Requirements >> The listing below must be repeated word for word, with its images excluded.

Data >>
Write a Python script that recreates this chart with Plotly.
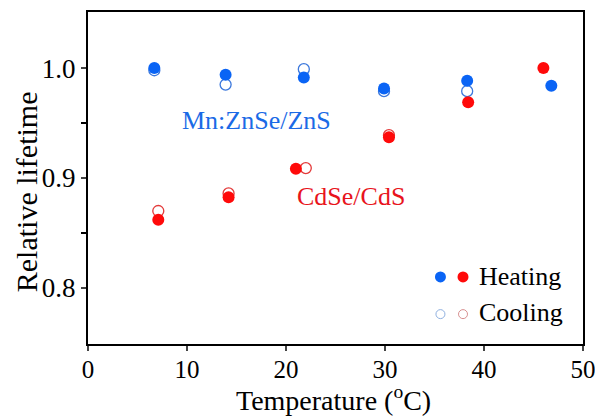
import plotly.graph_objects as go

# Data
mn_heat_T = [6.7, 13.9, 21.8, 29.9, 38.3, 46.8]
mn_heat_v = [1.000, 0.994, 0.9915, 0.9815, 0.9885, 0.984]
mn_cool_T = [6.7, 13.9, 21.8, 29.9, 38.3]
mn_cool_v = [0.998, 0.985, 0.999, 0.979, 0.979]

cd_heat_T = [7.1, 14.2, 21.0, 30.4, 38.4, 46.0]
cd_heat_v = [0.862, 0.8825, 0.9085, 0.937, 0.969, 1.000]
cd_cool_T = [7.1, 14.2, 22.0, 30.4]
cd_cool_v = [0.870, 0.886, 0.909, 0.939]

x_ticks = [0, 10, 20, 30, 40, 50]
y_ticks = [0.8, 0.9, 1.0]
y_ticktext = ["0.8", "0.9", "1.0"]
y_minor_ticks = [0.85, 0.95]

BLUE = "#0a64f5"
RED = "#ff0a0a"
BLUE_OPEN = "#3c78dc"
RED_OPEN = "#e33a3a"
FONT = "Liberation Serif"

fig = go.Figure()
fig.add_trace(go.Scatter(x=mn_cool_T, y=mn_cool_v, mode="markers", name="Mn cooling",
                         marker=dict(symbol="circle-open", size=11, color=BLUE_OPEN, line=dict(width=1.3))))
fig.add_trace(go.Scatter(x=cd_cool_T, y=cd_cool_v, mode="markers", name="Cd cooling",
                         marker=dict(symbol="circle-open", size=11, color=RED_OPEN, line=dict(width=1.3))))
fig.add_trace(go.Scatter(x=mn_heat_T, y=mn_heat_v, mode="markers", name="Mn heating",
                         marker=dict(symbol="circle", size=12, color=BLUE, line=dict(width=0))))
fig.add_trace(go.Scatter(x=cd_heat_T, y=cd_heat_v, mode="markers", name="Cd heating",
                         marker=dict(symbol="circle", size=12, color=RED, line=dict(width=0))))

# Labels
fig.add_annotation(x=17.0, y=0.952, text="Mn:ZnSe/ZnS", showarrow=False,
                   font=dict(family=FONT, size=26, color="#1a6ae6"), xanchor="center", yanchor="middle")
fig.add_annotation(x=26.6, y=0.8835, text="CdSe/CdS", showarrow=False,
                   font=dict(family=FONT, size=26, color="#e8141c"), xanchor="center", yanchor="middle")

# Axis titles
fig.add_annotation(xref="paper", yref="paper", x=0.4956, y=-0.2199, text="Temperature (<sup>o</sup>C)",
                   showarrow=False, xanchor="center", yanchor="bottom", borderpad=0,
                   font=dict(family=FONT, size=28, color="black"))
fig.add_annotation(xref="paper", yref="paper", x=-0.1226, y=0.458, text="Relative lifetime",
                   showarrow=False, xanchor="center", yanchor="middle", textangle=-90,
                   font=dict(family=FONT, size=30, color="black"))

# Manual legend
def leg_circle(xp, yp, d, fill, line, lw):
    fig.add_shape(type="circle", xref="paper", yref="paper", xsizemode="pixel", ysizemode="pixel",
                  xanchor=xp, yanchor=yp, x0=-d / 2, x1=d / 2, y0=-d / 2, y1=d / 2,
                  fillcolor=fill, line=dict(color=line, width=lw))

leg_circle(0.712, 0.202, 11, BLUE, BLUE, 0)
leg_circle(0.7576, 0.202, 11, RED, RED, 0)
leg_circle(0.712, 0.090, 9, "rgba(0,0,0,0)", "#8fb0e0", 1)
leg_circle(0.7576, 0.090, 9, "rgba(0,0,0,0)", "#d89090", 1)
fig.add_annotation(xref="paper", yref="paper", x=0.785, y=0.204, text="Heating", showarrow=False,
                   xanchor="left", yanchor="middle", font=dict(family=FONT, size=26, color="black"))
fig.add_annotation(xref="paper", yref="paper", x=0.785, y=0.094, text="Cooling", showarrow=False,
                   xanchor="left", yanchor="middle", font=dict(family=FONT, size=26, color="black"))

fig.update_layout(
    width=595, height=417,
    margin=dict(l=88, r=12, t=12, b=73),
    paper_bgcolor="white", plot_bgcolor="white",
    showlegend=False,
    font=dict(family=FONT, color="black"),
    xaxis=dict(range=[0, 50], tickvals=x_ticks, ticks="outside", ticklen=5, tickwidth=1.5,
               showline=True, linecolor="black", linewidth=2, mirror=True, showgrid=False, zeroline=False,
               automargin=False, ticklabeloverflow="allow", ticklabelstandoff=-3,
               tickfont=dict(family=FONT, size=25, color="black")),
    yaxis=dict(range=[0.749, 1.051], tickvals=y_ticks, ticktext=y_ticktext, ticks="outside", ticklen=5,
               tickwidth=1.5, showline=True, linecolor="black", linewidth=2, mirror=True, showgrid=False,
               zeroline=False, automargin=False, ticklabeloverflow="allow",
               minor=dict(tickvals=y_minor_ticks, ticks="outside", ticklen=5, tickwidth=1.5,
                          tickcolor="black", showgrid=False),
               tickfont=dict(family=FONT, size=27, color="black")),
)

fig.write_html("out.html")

The reply >>
Write a Python script that recreates this chart with Plotly.
import plotly.graph_objects as go

# Data
mn_heat_T = [6.7, 13.9, 21.8, 29.9, 38.3, 46.8]
mn_heat_v = [1.000, 0.994, 0.9915, 0.9815, 0.9885, 0.984]
mn_cool_T = [6.7, 13.9, 21.8, 29.9, 38.3]
mn_cool_v = [0.998, 0.985, 0.999, 0.979, 0.979]

cd_heat_T = [7.1, 14.2, 21.0, 30.4, 38.4, 46.0]
cd_heat_v = [0.862, 0.8825, 0.9085, 0.937, 0.969, 1.000]
cd_cool_T = [7.1, 14.2, 22.0, 30.4]
cd_cool_v = [0.870, 0.886, 0.909, 0.939]

x_ticks = [0, 10, 20, 30, 40, 50]
y_ticks = [0.8, 0.9, 1.0]
y_ticktext = ["0.8", "0.9", "1.0"]
y_minor_ticks = [0.85, 0.95]

BLUE = "#0a64f5"
RED = "#ff0a0a"
BLUE_OPEN = "#3c78dc"
RED_OPEN = "#e33a3a"
FONT = "Liberation Serif"

fig = go.Figure()
fig.add_trace(go.Scatter(x=mn_cool_T, y=mn_cool_v, mode="markers", name="Mn cooling",
                         marker=dict(symbol="circle-open", size=11, color=BLUE_OPEN, line=dict(width=1.3))))
fig.add_trace(go.Scatter(x=cd_cool_T, y=cd_cool_v, mode="markers", name="Cd cooling",
                         marker=dict(symbol="circle-open", size=11, color=RED_OPEN, line=dict(width=1.3))))
fig.add_trace(go.Scatter(x=mn_heat_T, y=mn_heat_v, mode="markers", name="Mn heating",
                         marker=dict(symbol="circle", size=12, color=BLUE, line=dict(width=0))))
fig.add_trace(go.Scatter(x=cd_heat_T, y=cd_heat_v, mode="markers", name="Cd heating",
                         marker=dict(symbol="circle", size=12, color=RED, line=dict(width=0))))

# Labels
fig.add_annotation(x=17.0, y=0.952, text="Mn:ZnSe/ZnS", showarrow=False,
                   font=dict(family=FONT, size=26, color="#1a6ae6"), xanchor="center", yanchor="middle")
fig.add_annotation(x=26.6, y=0.8835, text="CdSe/CdS", showarrow=False,
                   font=dict(family=FONT, size=26, color="#e8141c"), xanchor="center", yanchor="middle")

# Axis titles
fig.add_annotation(xref="paper", yref="paper", x=0.4956, y=-0.2199, text="Temperature (<sup>o</sup>C)",
                   showarrow=False, xanchor="center", yanchor="bottom", borderpad=0,
                   font=dict(family=FONT, size=28, color="black"))
fig.add_annotation(xref="paper", yref="paper", x=-0.1226, y=0.458, text="Relative lifetime",
                   showarrow=False, xanchor="center", yanchor="middle", textangle=-90,
                   font=dict(family=FONT, size=30, color="black"))

# Manual legend
def leg_circle(xp, yp, d, fill, line, lw):
    fig.add_shape(type="circle", xref="paper", yref="paper", xsizemode="pixel", ysizemode="pixel",
                  xanchor=xp, yanchor=yp, x0=-d / 2, x1=d / 2, y0=-d / 2, y1=d / 2,
                  fillcolor=fill, line=dict(color=line, width=lw))

leg_circle(0.712, 0.202, 11, BLUE, BLUE, 0)
leg_circle(0.7576, 0.202, 11, RED, RED, 0)
leg_circle(0.712, 0.090, 9, "rgba(0,0,0,0)", "#8fb0e0", 1)
leg_circle(0.7576, 0.090, 9, "rgba(0,0,0,0)", "#d89090", 1)
fig.add_annotation(xref="paper", yref="paper", x=0.785, y=0.204, text="Heating", showarrow=False,
                   xanchor="left", yanchor="middle", font=dict(family=FONT, size=26, color="black"))
fig.add_annotation(xref="paper", yref="paper", x=0.785, y=0.094, text="Cooling", showarrow=False,
                   xanchor="left", yanchor="middle", font=dict(family=FONT, size=26, color="black"))

fig.update_layout(
    width=595, height=417,
    margin=dict(l=88, r=12, t=12, b=73),
    paper_bgcolor="white", plot_bgcolor="white",
    showlegend=False,
    font=dict(family=FONT, color="black"),
    xaxis=dict(range=[0, 50], tickvals=x_ticks, ticks="outside", ticklen=5, tickwidth=1.5,
               showline=True, linecolor="black", linewidth=2, mirror=True, showgrid=False, zeroline=False,
               automargin=False, ticklabeloverflow="allow", ticklabelstandoff=-3,
               tickfont=dict(family=FONT, size=25, color="black")),
    yaxis=dict(range=[0.749, 1.051], tickvals=y_ticks, ticktext=y_ticktext, ticks="outside", ticklen=5,
               tickwidth=1.5, showline=True, linecolor="black", linewidth=2, mirror=True, showgrid=False,
               zeroline=False, automargin=False, ticklabeloverflow="allow",
               minor=dict(tickvals=y_minor_ticks, ticks="outside", ticklen=5, tickwidth=1.5,
                          tickcolor="black", showgrid=False),
               tickfont=dict(family=FONT, size=27, color="black")),
)

fig.write_html("out.html")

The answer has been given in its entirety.